(Entries with chart source code)
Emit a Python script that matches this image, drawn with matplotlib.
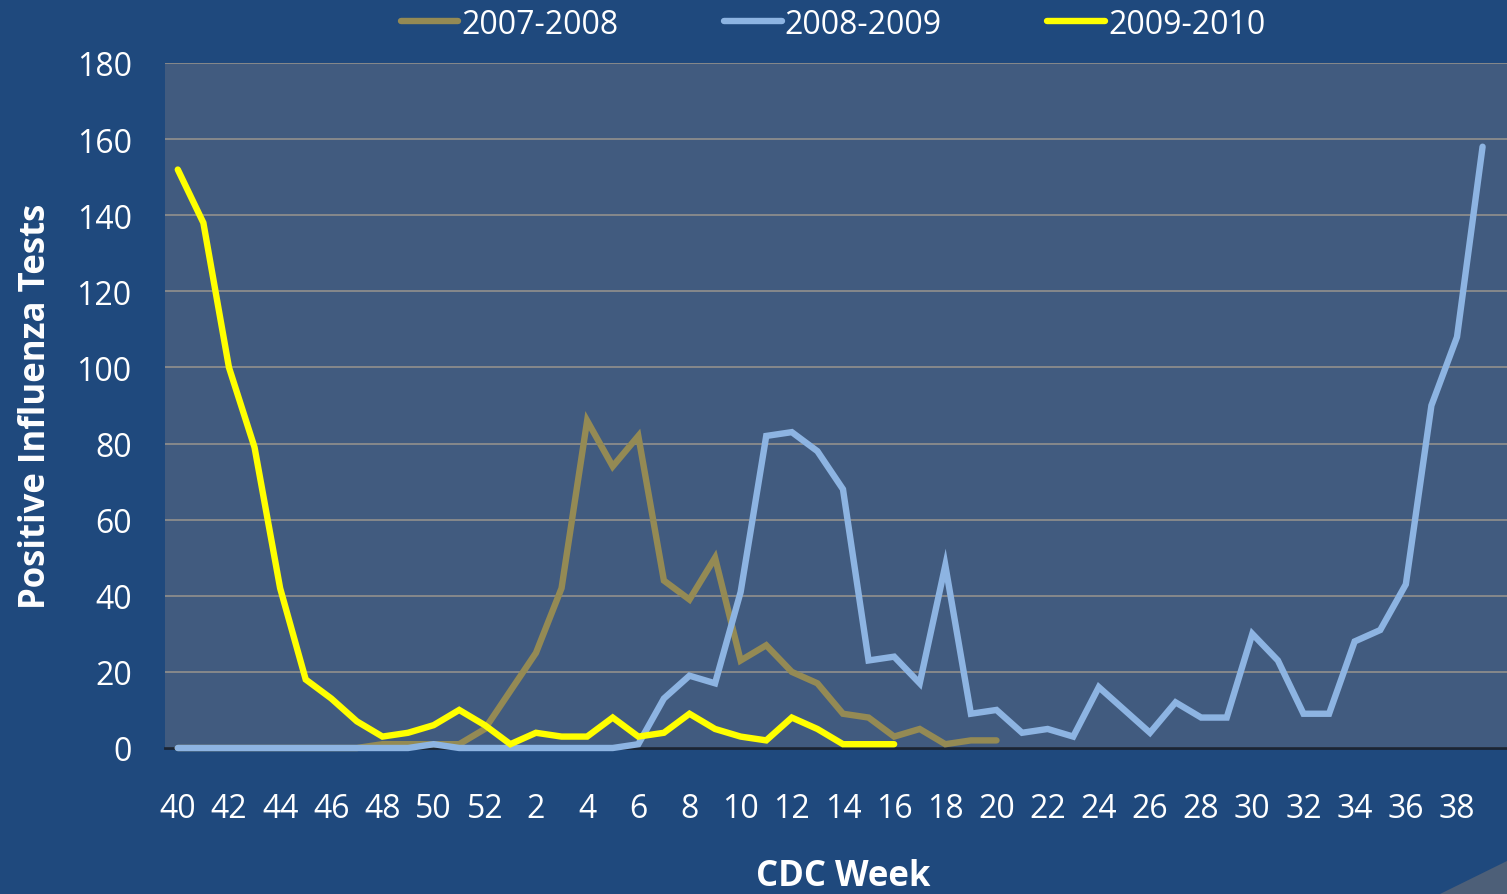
import matplotlib
matplotlib.use("Agg")
import matplotlib.pyplot as plt
from matplotlib.patches import Polygon
import numpy as np

# CDC weeks (season runs week 40 -> week 39)
weeks = list(range(40, 53)) + list(range(1, 40))
tick_labels = [str(w) for w in weeks[::2]]

s0708 = [0, 0, 0, 0, 0, 0, 0, 0, 1, 1, 1, 1, 5, 15, 25, 42, 86, 74, 82, 44,
         39, 50, 23, 27, 20, 17, 9, 8, 3, 5, 1, 2, 2]
s0809 = [0, 0, 0, 0, 0, 0, 0, 0, 0, 0, 1, 0, 0, 0, 0, 0, 0, 0, 1, 13,
         19, 17, 41, 82, 83, 78, 68, 23, 24, 17, 48, 9, 10, 4, 5, 3, 16, 10, 4, 12,
         8, 8, 30, 23, 9, 9, 28, 31, 43, 90, 108, 158]
s0910 = [152, 138, 100, 79, 42, 18, 13, 7, 3, 4, 6, 10, 6, 1, 4, 3, 3, 8, 3, 4,
         9, 5, 3, 2, 8, 5, 1, 1, 1]

series_names = ["2007-2008", "2008-2009", "2009-2010"]
colors = ["#948A54", "#8DB4E2", "#FFFF00"]

BG = "#1F497D"
PLOT_BG = "#415B7F"
W, H = 1507, 895

fig = plt.figure(figsize=(W / 100, H / 100), dpi=100, facecolor=BG)
ax = fig.add_axes([165 / W, 1 - 749 / H, (W - 165) / W, (749 - 64) / H])
ax.set_facecolor(PLOT_BG)

font = "Open Sans"
for vals, name, c in zip([s0708, s0809, s0910], series_names, colors):
    ax.plot(np.arange(len(vals)), vals, color=c, lw=4.6, label=name,
            solid_capstyle="round", solid_joinstyle="miter", clip_on=False,
            zorder=3)

ax.set_ylim(0, 180)
ax.set_yticks(range(0, 181, 20))
ax.set_xlim(-0.5, (W - 178) / 25.58)
ax.set_xticks(np.arange(0, len(weeks), 2))
ax.set_xticklabels(tick_labels)

ax.grid(axis="y", color="#8C8C8C", lw=1.3)
ax.set_axisbelow(True)
for s in ["top", "right", "left"]:
    ax.spines[s].set_visible(False)
ax.spines["bottom"].set_color("#1A2535")
ax.spines["bottom"].set_linewidth(2)
ax.spines["bottom"].set_zorder(2)

ax.tick_params(axis="both", length=0, labelcolor="white", labelsize=23)
ax.tick_params(axis="y", pad=24)
ax.tick_params(axis="x", pad=32)
for lbl in ax.get_xticklabels() + ax.get_yticklabels():
    lbl.set_fontfamily(font)

ax.set_ylabel("Positive Influenza Tests", color="white", fontsize=25,
              fontweight="bold", fontfamily=font, labelpad=16)
fig.text(843 / W, 1 - 877 / H, "CDC Week", color="white", fontsize=25,
         fontweight="bold", fontfamily=font, ha="center", va="center")

leg = fig.legend(loc="center", bbox_to_anchor=(833 / W, 1 - 25 / H), ncol=3,
                 frameon=False, prop={"family": font, "size": 23},
                 handlelength=1.8, handletextpad=0.1, columnspacing=3.3,
                 labelcolor="white")

# decorative swoosh in bottom-right corner
fig.patches.append(Polygon([(1440 / W, 0), (1.0, 0), (1.0, 1 - 862 / H)],
                           closed=True, transform=fig.transFigure,
                           facecolor="#4D5F78", edgecolor="none"))

fig.savefig("out.png", dpi=100, facecolor=BG)
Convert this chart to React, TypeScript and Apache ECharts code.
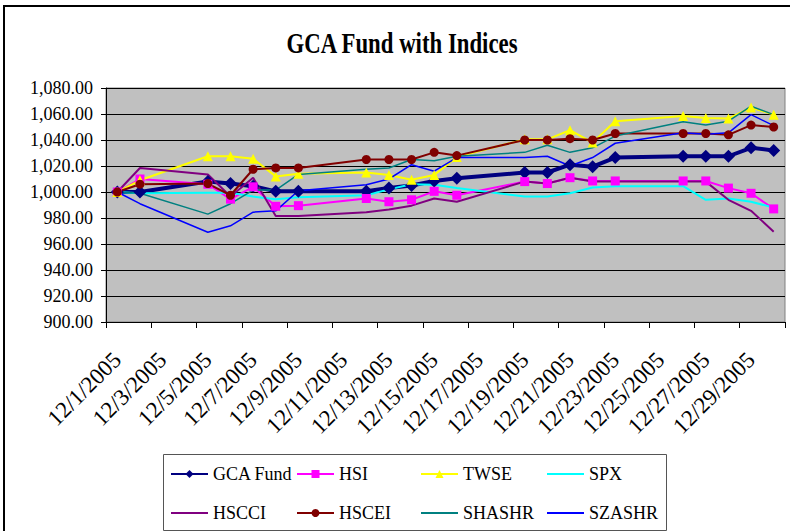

Work required: Search the records for the word "this" and copy every line where it occurs.

Solution to the exercise:
Emit a Python script that matches this image, drawn with matplotlib.
Convert this chart to React, TypeScript and Apache ECharts code.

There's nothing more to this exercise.